CSS is the language for describing the presentation of Web pages, including colors, layout, and fonts. It allows one to adapt the presentation to different types of devices, such as large screens, small screens, or printers. CSS is independent of HTML and can be used with any XML-based markup language. The separation of HTML from CSS makes it easier to maintain sites, share style sheets across pages, and tailor pages to different environments. This is referred to as the
separation of structure (or: content) from presentation.
Examples:
The following very simple example of a portion of an HTML document illusrates how to create a link within
a paragraph. When rendered on the screen (or by a speech synthesiser), the link text will be "final report"; when somebody activates the link, the browser will retrieve the resource identified by "http://www.example.com/report":
<p class="moreinfo">For more information see the
<a href="http://www.example.com/report">final report</a>.</p>
The class attribute on the paragraph's start tag ("p>") can be used, among other thing, to add style.

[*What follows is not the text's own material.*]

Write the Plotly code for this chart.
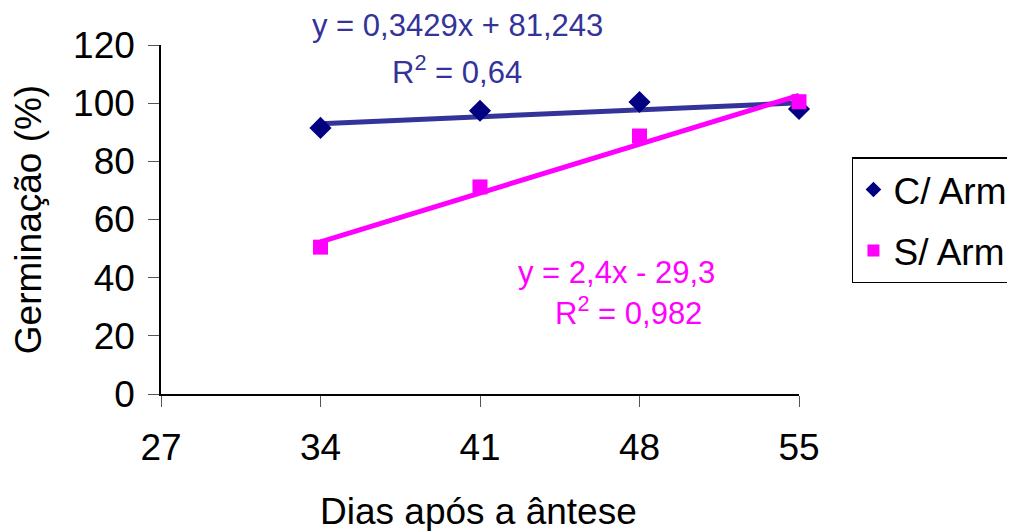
import numpy as np
import plotly.graph_objects as go

# Data
dias = [34, 41, 48, 55]
c_arm = [91.5, 97.4, 100.4, 98.0]
s_arm = [50.5, 71.2, 88.7, 100.5]
series_names = ["C/ Arm", "S/ Arm"]
trend_slope = [0.3429, 2.4]
trend_intercept = [81.243, -29.3]
eq_text = ["y = 0,3429x + 81,243", "y = 2,4x - 29,3"]
r2_text = ["R<sup>2</sup> = 0,64", "R<sup>2</sup> = 0,982"]
x_ticks = [27, 34, 41, 48, 55]
y_ticks = [0, 20, 40, 60, 80, 100, 120]
x_title = "Dias após a ântese"
y_title = "Germinação (%)"

FONT = "Liberation Sans, Arial, sans-serif"
fig = go.Figure()

# trendlines
trend_colors = ["#333399", "#FF00FF"]
xs = np.array([dias[0], dias[-1]], dtype=float)
for i in range(2):
    fig.add_trace(go.Scatter(
        x=xs, y=trend_slope[i] * xs + trend_intercept[i], mode="lines",
        line=dict(color=trend_colors[i], width=5), showlegend=False,
        hoverinfo="skip", cliponaxis=False))

fig.add_trace(go.Scatter(
    x=dias, y=c_arm, mode="markers", name=series_names[0], legendgroup="a",
    marker=dict(symbol="diamond", size=17, color="#000080"), cliponaxis=False))
fig.add_trace(go.Scatter(
    x=dias, y=s_arm, mode="markers", name=series_names[1], legendgroup="b",
    marker=dict(symbol="square", size=15, color="#FF00FF"), cliponaxis=False))

# equation labels
fig.add_annotation(x=40.0, xref="x", y=1.055, yref="paper", yanchor="middle",
                   text=eq_text[0], showarrow=False,
                   font=dict(family=FONT, size=31, color="#333399"))
fig.add_annotation(x=40.0, xref="x", y=0.928, yref="paper", yanchor="middle",
                   text=r2_text[0], showarrow=False,
                   font=dict(family=FONT, size=31, color="#333399"))
fig.add_annotation(x=47.0, y=41.8, text=eq_text[1], showarrow=False, yanchor="middle",
                   font=dict(family=FONT, size=31, color="#FF00FF"))
fig.add_annotation(x=47.5, y=28.5, text=r2_text[1], showarrow=False, yanchor="middle",
                   font=dict(family=FONT, size=31, color="#FF00FF"))

# x-axis title (placed as annotation to sit near the bottom edge)
fig.add_annotation(x=0.497, xref="paper", y=-0.336, yref="paper", yanchor="middle",
                   xanchor="center", text=x_title, showarrow=False,
                   font=dict(family=FONT, size=37, color="#000000"))

axis_common = dict(showgrid=False, zeroline=False, showline=True, linecolor="#000000",
                   linewidth=1.5, ticks="outside", ticklen=11, tickwidth=1.2,
                   tickcolor="#555555",
                   tickfont=dict(family=FONT, size=37, color="#000000"))

fig.update_layout(
    width=999, height=523,
    paper_bgcolor="white", plot_bgcolor="white",
    margin=dict(l=153, r=208, t=37, b=137, autoexpand=False),
    xaxis=dict(range=[27, 55], tickvals=x_ticks, ticklabelstandoff=9,
               **axis_common),
    yaxis=dict(range=[0, 120], tickvals=y_ticks, ticklabelstandoff=6,
               title=dict(text=y_title, standoff=20,
                          font=dict(family=FONT, size=37, color="#000000")),
               **axis_common),
    legend=dict(x=1.083, y=0.678, xanchor="left", yanchor="top",
                bordercolor="#000000", borderwidth=1.5, bgcolor="white",
                font=dict(family=FONT, size=37, color="#000000"),
                tracegroupgap=10, entrywidth=200, itemsizing="constant"),
)

fig.write_html("out.html")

For instance, to italicise the text of all paragraphs with a class of "moreinfo," one could write, in CSS:
p.moreinfo { font-style: italic }
By placing that rule in a seperate file, the style may be shared by any number of HTML documents.
XHTML
What is XHTML? XHTML is a variant of HTML that uses the syntax of XML, the Extensible Markup Language. XHTML has all the same elements (for paragraphs, etc.) as the HTML variant, but the syntax is slightly different. Because XHTML is an XML application, you can use other XML tools with it (such as XSLT, a language for transforming XML content).